Written exercise ▸ Return the listing below exactly, with the pictures dropped.

Supplied information ▸
= = =

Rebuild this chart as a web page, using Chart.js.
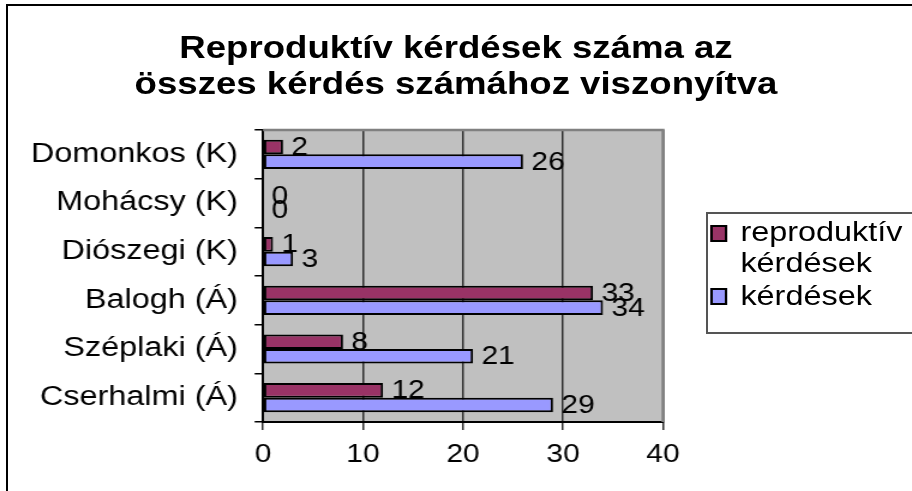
<!DOCTYPE html>
<html>
<head>
<meta charset="utf-8">
<script src="https://cdn.jsdelivr.net/npm/chart.js@4.4.1/dist/chart.umd.min.js"></script>
<style>
    body { margin: 0; background: #fff; overflow: hidden; font-family: "Liberation Sans", Arial, sans-serif; }
    #frame { position: absolute; left: 6px; top: 4px; width: 1000px; height: 1000px; border: 2px solid #000; }
    #wrap { position: absolute; left: 0; top: 0; width: 760px; height: 491px; transform: scaleX(1.2); transform-origin: 0 0; }
    #title { position: absolute; left: 0; top: 29px; width: 760px; text-align: center; font-size: 30.5px; font-weight: bold; line-height: 36px; color: #000; }
    #legendBox { position: absolute; left: 588px; top: 212px; width: 220px; height: 122px; border: 2px solid #555; box-sizing: border-box; }
    .marker { position: absolute; left: 592px; width: 14px; height: 17px; border: 2px solid #000; box-sizing: border-box; }
    .legText { position: absolute; left: 617px; font-size: 27px; line-height: 31px; color: #000; white-space: nowrap; }
</style>
</head>
<body>
<div id="frame"></div>
<div id="wrap">
    <canvas id="chart" width="760" height="491"></canvas>
    <div id="title">Reproduktív kérdések száma az<br>összes kérdés számához viszonyítva</div>
    <div id="legendBox"></div>
    <div class="marker" style="top:225px;background:#993366"></div>
    <div class="legText" style="top:217px">reproduktív<br>kérdések</div>
    <div class="marker" style="top:288px;background:#9999ff"></div>
    <div class="legText" style="top:281px">kérdések</div>
</div>
<script>
const categories = ['Domonkos (K)', 'Mohácsy (K)', 'Diószegi (K)', 'Balogh (Á)', 'Széplaki (Á)', 'Cserhalmi (Á)'];
const reproValues = [2, 0, 1, 33, 8, 12];
const questionValues = [26, 0, 3, 34, 21, 29];
const seriesNames = ['reproduktív kérdések', 'kérdések'];
const xMin = 0, xMax = 40, xStep = 10;

const font = '"Liberation Sans", Arial, sans-serif';

// szürke háttér a rajzterületnek
const plotBg = {
    id: 'plotBg',
    beforeDraw(chart) {
        const {ctx, chartArea: a} = chart;
        ctx.save();
        ctx.fillStyle = '#c0c0c0';
        ctx.fillRect(a.left, a.top, a.width, a.height);
        ctx.restore();
    }
};

// keret + értékfeliratok
const barLabels = {
    id: 'barLabels',
    afterDatasetsDraw(chart) {
        const {ctx, chartArea: a} = chart;
        ctx.save();
        ctx.strokeStyle = '#808080';
        ctx.lineWidth = 2.5;
        ctx.beginPath();
        ctx.moveTo(a.left, a.top);
        ctx.lineTo(a.right, a.top);
        ctx.lineTo(a.right, a.bottom);
        ctx.stroke();

        ctx.fillStyle = '#000';
        ctx.font = '25px ' + font;
        ctx.textAlign = 'left';
        ctx.textBaseline = 'middle';
        chart.data.datasets.forEach((ds, i) => {
            chart.getDatasetMeta(i).data.forEach((bar, j) => {
                ctx.fillText(String(ds.data[j]), bar.x + 7, bar.y + 1);
            });
        });
        ctx.restore();
    }
};

new Chart(document.getElementById('chart').getContext('2d'), {
    type: 'bar',
    data: {
        labels: categories,
        datasets: [
            {label: seriesNames[0], data: reproValues, backgroundColor: '#993366', borderColor: '#000', borderWidth: 2, borderSkipped: false},
            {label: seriesNames[1], data: questionValues, backgroundColor: '#9999ff', borderColor: '#000', borderWidth: 2, borderSkipped: false}
        ]
    },
    options: {
        indexAxis: 'y',
        responsive: false,
        animation: false,
        categoryPercentage: 0.6,
        barPercentage: 1,
        layout: {padding: {left: 0, right: 207.5, top: 130, bottom: 0}},
        plugins: {
            legend: {display: false},
            tooltip: {enabled: false},
            title: {display: false}
        },
        scales: {
            x: {
                min: xMin,
                max: xMax,
                ticks: {stepSize: xStep, color: '#000', font: {family: font, size: 25}, padding: 10},
                grid: {color: '#303030', lineWidth: 1.5, tickLength: 8, drawTicks: true},
                border: {display: true, color: '#000', width: 2},
                afterFit(scale) { scale.height = 69; }
            },
            y: {
                ticks: {color: '#000', font: {family: font, size: 27}, padding: 14},
                grid: {offset: true, drawOnChartArea: false, drawTicks: true, tickLength: 7, color: '#000', lineWidth: 1.5},
                border: {display: true, color: '#000', width: 2},
                afterFit(scale) { scale.width = 219.2; }
            }
        }
    },
    plugins: [plotBg, barLabels]
});
</script>
</body>
</html>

= = =

Solution to the exercise ▸
Rebuild this chart as a web page, using Chart.js.
<!DOCTYPE html>
<html>
<head>
<meta charset="utf-8">
<script src="https://cdn.jsdelivr.net/npm/chart.js@4.4.1/dist/chart.umd.min.js"></script>
<style>
    body { margin: 0; background: #fff; overflow: hidden; font-family: "Liberation Sans", Arial, sans-serif; }
    #frame { position: absolute; left: 6px; top: 4px; width: 1000px; height: 1000px; border: 2px solid #000; }
    #wrap { position: absolute; left: 0; top: 0; width: 760px; height: 491px; transform: scaleX(1.2); transform-origin: 0 0; }
    #title { position: absolute; left: 0; top: 29px; width: 760px; text-align: center; font-size: 30.5px; font-weight: bold; line-height: 36px; color: #000; }
    #legendBox { position: absolute; left: 588px; top: 212px; width: 220px; height: 122px; border: 2px solid #555; box-sizing: border-box; }
    .marker { position: absolute; left: 592px; width: 14px; height: 17px; border: 2px solid #000; box-sizing: border-box; }
    .legText { position: absolute; left: 617px; font-size: 27px; line-height: 31px; color: #000; white-space: nowrap; }
</style>
</head>
<body>
<div id="frame"></div>
<div id="wrap">
    <canvas id="chart" width="760" height="491"></canvas>
    <div id="title">Reproduktív kérdések száma az<br>összes kérdés számához viszonyítva</div>
    <div id="legendBox"></div>
    <div class="marker" style="top:225px;background:#993366"></div>
    <div class="legText" style="top:217px">reproduktív<br>kérdések</div>
    <div class="marker" style="top:288px;background:#9999ff"></div>
    <div class="legText" style="top:281px">kérdések</div>
</div>
<script>
const categories = ['Domonkos (K)', 'Mohácsy (K)', 'Diószegi (K)', 'Balogh (Á)', 'Széplaki (Á)', 'Cserhalmi (Á)'];
const reproValues = [2, 0, 1, 33, 8, 12];
const questionValues = [26, 0, 3, 34, 21, 29];
const seriesNames = ['reproduktív kérdések', 'kérdések'];
const xMin = 0, xMax = 40, xStep = 10;

const font = '"Liberation Sans", Arial, sans-serif';

// szürke háttér a rajzterületnek
const plotBg = {
    id: 'plotBg',
    beforeDraw(chart) {
        const {ctx, chartArea: a} = chart;
        ctx.save();
        ctx.fillStyle = '#c0c0c0';
        ctx.fillRect(a.left, a.top, a.width, a.height);
        ctx.restore();
    }
};

// keret + értékfeliratok
const barLabels = {
    id: 'barLabels',
    afterDatasetsDraw(chart) {
        const {ctx, chartArea: a} = chart;
        ctx.save();
        ctx.strokeStyle = '#808080';
        ctx.lineWidth = 2.5;
        ctx.beginPath();
        ctx.moveTo(a.left, a.top);
        ctx.lineTo(a.right, a.top);
        ctx.lineTo(a.right, a.bottom);
        ctx.stroke();

        ctx.fillStyle = '#000';
        ctx.font = '25px ' + font;
        ctx.textAlign = 'left';
        ctx.textBaseline = 'middle';
        chart.data.datasets.forEach((ds, i) => {
            chart.getDatasetMeta(i).data.forEach((bar, j) => {
                ctx.fillText(String(ds.data[j]), bar.x + 7, bar.y + 1);
            });
        });
        ctx.restore();
    }
};

new Chart(document.getElementById('chart').getContext('2d'), {
    type: 'bar',
    data: {
        labels: categories,
        datasets: [
            {label: seriesNames[0], data: reproValues, backgroundColor: '#993366', borderColor: '#000', borderWidth: 2, borderSkipped: false},
            {label: seriesNames[1], data: questionValues, backgroundColor: '#9999ff', borderColor: '#000', borderWidth: 2, borderSkipped: false}
        ]
    },
    options: {
        indexAxis: 'y',
        responsive: false,
        animation: false,
        categoryPercentage: 0.6,
        barPercentage: 1,
        layout: {padding: {left: 0, right: 207.5, top: 130, bottom: 0}},
        plugins: {
            legend: {display: false},
            tooltip: {enabled: false},
            title: {display: false}
        },
        scales: {
            x: {
                min: xMin,
                max: xMax,
                ticks: {stepSize: xStep, color: '#000', font: {family: font, size: 25}, padding: 10},
                grid: {color: '#303030', lineWidth: 1.5, tickLength: 8, drawTicks: true},
                border: {display: true, color: '#000', width: 2},
                afterFit(scale) { scale.height = 69; }
            },
            y: {
                ticks: {color: '#000', font: {family: font, size: 27}, padding: 14},
                grid: {offset: true, drawOnChartArea: false, drawTicks: true, tickLength: 7, color: '#000', lineWidth: 1.5},
                border: {display: true, color: '#000', width: 2},
                afterFit(scale) { scale.width = 219.2; }
            }
        }
    },
    plugins: [plotBg, barLabels]
});
</script>
</body>
</html>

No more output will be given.